|Momma? WHAT are you sayin'?|
Learning a foreign language is quite a humbling experience. Almost every day brings some new situation or word that you simply do not know how to communicate well. Not knowing how to communicate is so humbling. Especially for me.
I was thinking tonight about a few of my language blunders. I have made so many more than these, but I am guessing that I have repressed those memories into the depths of my subconscious. (BTW: did you know that for years I substituted the word subconscious for unconscious. Say what? My friends had lots of laughs on the inside, I'm sure. No body ever pointed it out till high school. Sheesh.)
Blunders I have made while attempting to speak proper Thai:
The word for "spicy" and the formal word for "sex" are similar, but with very different tones. More than once, I have called a food I was eating something truly inappropriate, or, at best, out of place. Score - 1 for the weird white girl at the table.

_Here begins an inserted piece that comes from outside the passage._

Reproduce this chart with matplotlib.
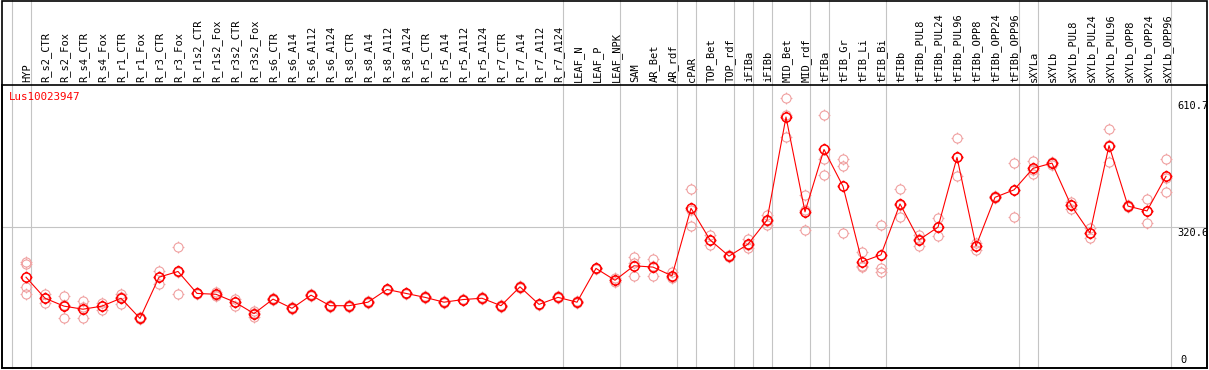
import matplotlib.pyplot as plt
import numpy as np
from matplotlib.path import Path
from matplotlib.patches import Rectangle

# data
names = ['HYP', 'R_s2_CTR', 'R_s2_Fox', 'R_s4_CTR', 'R_s4_Fox', 'R_r1_CTR', 'R_r1_Fox',
         'R_r3_CTR', 'R_r3_Fox', 'R_r1s2_CTR', 'R_r1s2_Fox', 'R_r3s2_CTR', 'R_r3s2_Fox',
         'R_s6_CTR', 'R_s6_A14', 'R_s6_A112', 'R_s6_A124', 'R_s8_CTR', 'R_s8_A14',
         'R_s8_A112', 'R_s8_A124', 'R_r5_CTR', 'R_r5_A14', 'R_r5_A112', 'R_r5_A124',
         'R_r7_CTR', 'R_r7_A14', 'R_r7_A112', 'R_r7_A124', 'LEAF_N', 'LEAF_P', 'LEAF_NPK',
         'SAM', 'AR_Bet', 'AR_rdf', 'cPAR', 'TOP_Bet', 'TOP_rdf', 'iFIBa', 'iFIBb',
         'MID_Bet', 'MID_rdf', 'tFIBa', 'tFIB_Gr', 'tFIB_Li', 'tFIB_Bi', 'tFIBb',
         'tFIBb_PUL8', 'tFIBb_PUL24', 'tFIBb_PUL96', 'tFIBb_OPP8', 'tFIBb_OPP24',
         'tFIBb_OPP96', 'sXYLa', 'sXYLb', 'sXYLb_PUL8', 'sXYLb_PUL24', 'sXYLb_PUL96',
         'sXYLb_OPP8', 'sXYLb_OPP24', 'sXYLb_OPP96']

means = [207, 159, 141, 134, 141, 159, 113, 207, 220, 170, 168, 150, 124,
         157, 136, 166, 142, 142, 150, 179, 170, 161, 150, 156, 159, 142, 185, 145, 161,
         150, 227, 200, 233, 230, 210, 364, 292, 255, 282, 337, 572, 356,
         498, 414, 242, 258, 374, 292, 321, 480, 278, 389, 406,
         455, 467, 371, 308, 507, 369, 358, 437]

reps = [[242, 236, 184, 168], [168, 160, 148], [165, 144, 113], [152, 138, 113],
        [149, 141, 132], [169, 161, 147], [116, 113, 111], [221, 207, 192],
        [275, 218, 168], [172, 170, 168], [174, 166, 165], [157, 151, 141],
        [130, 125, 117], [159, 157, 155], [138, 136, 134], [168, 166, 164],
        [144, 142, 140], [144, 142, 140], [152, 150, 148], [181, 179, 177],
        [172, 170, 168], [163, 161, 159], [152, 150, 148], [158, 156, 154],
        [161, 159, 157], [144, 142, 140], [187, 185, 183], [147, 145, 143],
        [163, 161, 159], [152, 150, 148], [229, 227, 225], [204, 200, 196],
        [254, 240, 210], [248, 232, 210], [218, 207, 204], [408, 360, 324],
        [302, 292, 281], [257, 255, 253], [293, 281, 273], [349, 335, 327],
        [615, 576, 526], [394, 359, 314], [577, 477, 441], [476, 460, 307],
        [264, 232, 230], [325, 229, 219], [408, 371, 344], [303, 294, 279],
        [342, 322, 300], [524, 480, 437], [286, 278, 270], [391, 389, 387],
        [467, 406, 344], [472, 451, 443], [470, 468, 463], [379, 371, 363],
        [318, 308, 297], [544, 508, 470], [372, 369, 366], [385, 358, 330],
        [476, 434, 400]]

group_sizes = [1, 28, 3, 3, 1, 2, 1, 1, 2, 1, 3, 7, 1, 7]
y_labels = [0, 320.6, 610.7]
gene = 'Lus10023947'

# circle with four little ticks, like the original marker
circ = Path.unit_circle()
tick_v = [(0, 1), (0, 1.3), (0, -1), (0, -1.3), (1, 0), (1.3, 0), (-1, 0), (-1.3, 0)]
tick_c = [Path.MOVETO, Path.LINETO] * 4
marker = Path.make_compound_path(circ, Path(tick_v, tick_c))

W, H = 1209, 370
fig = plt.figure(figsize=(W / 100, H / 100), dpi=100)
ax = fig.add_axes([2 / W, 2 / H, 1205 / W, 283 / H])

x = np.arange(len(names))
ax.set_xlim((2 - 26) / 19, (1207 - 26) / 19)
ax.set_ylim(0, 645)

font = 'DejaVu Sans Mono'
fs = 7.5
grey = '#c4c4c4'
pink = '#f0a0a0'

# group separator lines (run up through the header)
bounds = np.concatenate([[0], np.cumsum(group_sizes)])
for b in bounds:
    ax.axvline(b - 1 + 0.25, ymin=0, ymax=1 + 85 / 283, color=grey, lw=0.8,
               clip_on=False, zorder=1)
ax.axhline(y_labels[1], color=grey, lw=0.8, zorder=1)

for i, r in enumerate(reps):
    ax.plot([x[i]] * len(r), r, linestyle='none', marker=marker, ms=8.5,
            mfc='none', mec=pink, mew=0.8, zorder=2)
ax.plot(x, means, color='red', lw=0.8, marker=marker, ms=8.5, mfc='none',
        mec='red', mew=1.1, zorder=3)

# header labels
tr = ax.get_xaxis_transform()
for i, n in enumerate(names):
    ax.text(x[i] + 0.05, 1 + 3 / 283, n, transform=tr, rotation=90, ha='center',
            va='bottom', fontsize=fs, family=font, clip_on=False)

# value labels on the right
xl = (bounds[-1] - 1 + 0.25) + 0.35
ax.text(xl, y_labels[2] - 2, str(y_labels[2]), va='top', ha='left', fontsize=fs, family=font)
ax.text(xl, y_labels[1] - 2, str(y_labels[1]), va='top', ha='left', fontsize=fs, family=font)
ax.text(xl + 0.15, 6, str(y_labels[0]), va='bottom', ha='left', fontsize=fs, family=font)

fig.text(9 / W, 1 - 97 / H, gene, color='red', fontsize=fs + 0.3,
         family=font, va='center', ha='left')

for s in ax.spines.values():
    s.set_linewidth(1.2)
ax.set_xticks([])
ax.set_yticks([])

# outer frame
fig.add_artist(Rectangle((2 / W, 2 / H), 1205 / W, 367 / H, transform=fig.transFigure,
                         fill=False, ec='black', lw=1.2))

fig.savefig('out.png', dpi=100)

I have substituted the word "cross" (as in, the cross Jesus died on), for "wooden pants." That makes for a confusing message, don't ya think?
In the Thai Bible, sometimes the word Jesus uses for "we" (when He refers to the Trinity) is used in the place that I would expect to hear an "I" said instead. So, I mistakenly thought that I could interchangeably use the Thai word for "we" whenever I wanted to refer to myself in a formal way. No one corrected me for two months. I would get odd stares, though. Finally, my language teacher told me that I was saying it incorrectly. I know now that the odd stares I got were for my schizophrenic-sounding blunder. Great.
Instead of telling kids to come, I have called them dogs. The joys of a tonal language.
The words for "faith" and "evil" are sooo similar that I couldn't keep them straight for a while. When admonishing others to trust in God, I was, instead telling them to have evil in their hearts instead. Yikes. Now I, painstakingly have to pronounce these rightly and still have to correct myself sometimes. Grace, grace.
Once, while dining at the home of an important Thai couple we were involved with, I thought my husband proclaiming to everyone else of how good of a cook I was. I emphatically disagreed, saying that I wasn't, really! Everyone at the table stopped eating and their eyes grew wide. Then, my husband started to apologize to the hostess who had made dinner for us. Apparently, he was complimenting her cooking, not mine...which meant I was openly disagreeing with him about her cooking being so good. I am thankful she is a sweet, forgiving woman.
And, to this day, I still can't remember the difference between the word for "Basil" and for "bag." I am glad that I can give the restaurant lady a little giggle every time I order Basil Chicken over rice. Silly foreigner.